EXERCISE PROMPT: Your task is to copy the listing exactly, with the pictures left out.

═══ RECORDED DATA

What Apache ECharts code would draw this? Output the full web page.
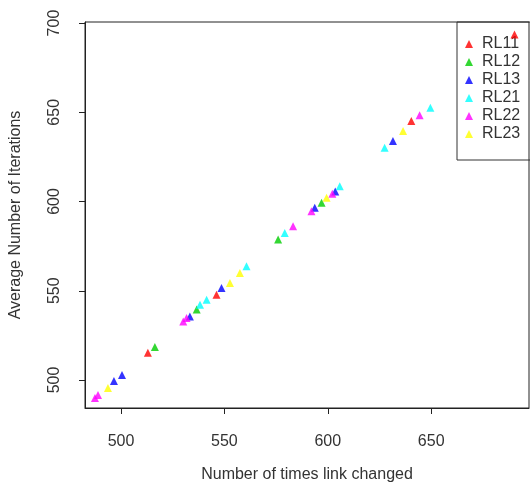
<!DOCTYPE html>
<html>
<head>
<meta charset="utf-8">
<script src="https://cdn.jsdelivr.net/npm/echarts@6/dist/echarts.min.js"></script>
<style>
html,body{margin:0;padding:0;background:#fff;}
#chart{width:530px;height:490px;}
</style>
</head>
<body>
<div id="chart"></div>
<script>
// Data: [number of times link changed, average number of iterations]
const seriesNames = ['RL11', 'RL12', 'RL13', 'RL21', 'RL22', 'RL23'];
const RL11 = [[513.0, 515.2], [546.2, 547.8], [640.4, 645.1], [690.3, 693.6]];
const RL12 = [[516.4, 518.5], [536.6, 539.5], [576.0, 578.7], [597.0, 599.3]];
const RL13 = [[496.6, 499.4], [500.5, 502.8], [533.3, 535.6], [548.6, 551.5], [593.7, 596.5], [603.6, 605.6], [631.5, 633.9]];
const RL21 = [[538.2, 542.1], [541.4, 544.9], [560.7, 563.7], [579.2, 582.4], [605.8, 608.6], [627.5, 630.2], [649.6, 652.6]];
const RL22 = [[487.4, 489.9], [488.9, 491.6], [530.1, 532.8], [531.7, 534.7], [583.2, 586.1], [592.1, 594.6], [602.2, 604.4], [644.4, 648.3]];
const RL23 = [[493.7, 495.5], [552.7, 554.3], [557.5, 560.0], [599.4, 602.1], [636.4, 639.5]];
const seriesData = [RL11, RL12, RL13, RL21, RL22, RL23];
const xTicks = [500, 550, 600, 650];
const yTicks = [500, 550, 600, 650, 700];
const xTitle = 'Number of times link changed';
const yTitle = 'Average Number of Iterations';

const colors = ['#FF0000', '#00CD00', '#0000FF', '#00FFFF', '#FF00FF', '#FFFF00'];
const font = 'Liberation Sans, Arial, sans-serif';
const textColor = '#333';

const chart = echarts.init(document.getElementById('chart'), null, {renderer: 'canvas'});
chart.setOption({
  animation: false,
  backgroundColor: '#fff',
  color: colors,
  grid: {
    left: 85, top: 22, right: 1, bottom: 82,
    show: true, borderColor: '#222', borderWidth: 1, backgroundColor: 'transparent'
  },
  legend: {
    data: seriesNames,
    orient: 'vertical',
    left: 457, top: 22,
    padding: [14, 20, 18, 8],
    itemGap: 2,
    itemWidth: 8, itemHeight: 8,
    borderColor: '#333', borderWidth: 1, borderRadius: 0,
    textStyle: {fontFamily: font, fontSize: 16, color: textColor, padding: [0, 0, 0, 4]},
    selectedMode: false
  },
  xAxis: {
    type: 'value',
    min: 482.6, max: 697.3,
    name: xTitle, nameLocation: 'middle', nameGap: 59,
    nameTextStyle: {fontFamily: font, fontSize: 16, color: textColor},
    axisLine: {show: true, onZero: false, lineStyle: {color: '#222'}},
    axisTick: {show: true, inside: false, length: 6, customValues: xTicks, lineStyle: {color: '#222'}},
    axisLabel: {customValues: xTicks, margin: 26, fontFamily: font, fontSize: 16, color: textColor},
    splitLine: {show: false}
  },
  yAxis: {
    type: 'value',
    min: 484.3, max: 700.6,
    name: yTitle, nameLocation: 'middle', nameGap: 61, nameRotate: 90,
    nameTextStyle: {fontFamily: font, fontSize: 16, color: textColor},
    axisLine: {show: true, onZero: false, lineStyle: {color: '#222'}},
    axisTick: {show: true, inside: false, length: 6, customValues: yTicks, lineStyle: {color: '#222'}},
    axisLabel: {customValues: yTicks, rotate: 90, margin: 22, fontFamily: font, fontSize: 16, color: textColor},
    splitLine: {show: false}
  },
  series: seriesNames.map((name, i) => ({
    name: name,
    type: 'scatter',
    symbol: 'triangle',
    symbolSize: 8,
    z: 5,
    data: seriesData[i]
  }))
});
</script>
</body>
</html>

══════

THE SOLUTION:
What Apache ECharts code would draw this? Output the full web page.
<!DOCTYPE html>
<html>
<head>
<meta charset="utf-8">
<script src="https://cdn.jsdelivr.net/npm/echarts@6/dist/echarts.min.js"></script>
<style>
html,body{margin:0;padding:0;background:#fff;}
#chart{width:530px;height:490px;}
</style>
</head>
<body>
<div id="chart"></div>
<script>
// Data: [number of times link changed, average number of iterations]
const seriesNames = ['RL11', 'RL12', 'RL13', 'RL21', 'RL22', 'RL23'];
const RL11 = [[513.0, 515.2], [546.2, 547.8], [640.4, 645.1], [690.3, 693.6]];
const RL12 = [[516.4, 518.5], [536.6, 539.5], [576.0, 578.7], [597.0, 599.3]];
const RL13 = [[496.6, 499.4], [500.5, 502.8], [533.3, 535.6], [548.6, 551.5], [593.7, 596.5], [603.6, 605.6], [631.5, 633.9]];
const RL21 = [[538.2, 542.1], [541.4, 544.9], [560.7, 563.7], [579.2, 582.4], [605.8, 608.6], [627.5, 630.2], [649.6, 652.6]];
const RL22 = [[487.4, 489.9], [488.9, 491.6], [530.1, 532.8], [531.7, 534.7], [583.2, 586.1], [592.1, 594.6], [602.2, 604.4], [644.4, 648.3]];
const RL23 = [[493.7, 495.5], [552.7, 554.3], [557.5, 560.0], [599.4, 602.1], [636.4, 639.5]];
const seriesData = [RL11, RL12, RL13, RL21, RL22, RL23];
const xTicks = [500, 550, 600, 650];
const yTicks = [500, 550, 600, 650, 700];
const xTitle = 'Number of times link changed';
const yTitle = 'Average Number of Iterations';

const colors = ['#FF0000', '#00CD00', '#0000FF', '#00FFFF', '#FF00FF', '#FFFF00'];
const font = 'Liberation Sans, Arial, sans-serif';
const textColor = '#333';

const chart = echarts.init(document.getElementById('chart'), null, {renderer: 'canvas'});
chart.setOption({
  animation: false,
  backgroundColor: '#fff',
  color: colors,
  grid: {
    left: 85, top: 22, right: 1, bottom: 82,
    show: true, borderColor: '#222', borderWidth: 1, backgroundColor: 'transparent'
  },
  legend: {
    data: seriesNames,
    orient: 'vertical',
    left: 457, top: 22,
    padding: [14, 20, 18, 8],
    itemGap: 2,
    itemWidth: 8, itemHeight: 8,
    borderColor: '#333', borderWidth: 1, borderRadius: 0,
    textStyle: {fontFamily: font, fontSize: 16, color: textColor, padding: [0, 0, 0, 4]},
    selectedMode: false
  },
  xAxis: {
    type: 'value',
    min: 482.6, max: 697.3,
    name: xTitle, nameLocation: 'middle', nameGap: 59,
    nameTextStyle: {fontFamily: font, fontSize: 16, color: textColor},
    axisLine: {show: true, onZero: false, lineStyle: {color: '#222'}},
    axisTick: {show: true, inside: false, length: 6, customValues: xTicks, lineStyle: {color: '#222'}},
    axisLabel: {customValues: xTicks, margin: 26, fontFamily: font, fontSize: 16, color: textColor},
    splitLine: {show: false}
  },
  yAxis: {
    type: 'value',
    min: 484.3, max: 700.6,
    name: yTitle, nameLocation: 'middle', nameGap: 61, nameRotate: 90,
    nameTextStyle: {fontFamily: font, fontSize: 16, color: textColor},
    axisLine: {show: true, onZero: false, lineStyle: {color: '#222'}},
    axisTick: {show: true, inside: false, length: 6, customValues: yTicks, lineStyle: {color: '#222'}},
    axisLabel: {customValues: yTicks, rotate: 90, margin: 22, fontFamily: font, fontSize: 16, color: textColor},
    splitLine: {show: false}
  },
  series: seriesNames.map((name, i) => ({
    name: name,
    type: 'scatter',
    symbol: 'triangle',
    symbolSize: 8,
    z: 5,
    data: seriesData[i]
  }))
});
</script>
</body>
</html>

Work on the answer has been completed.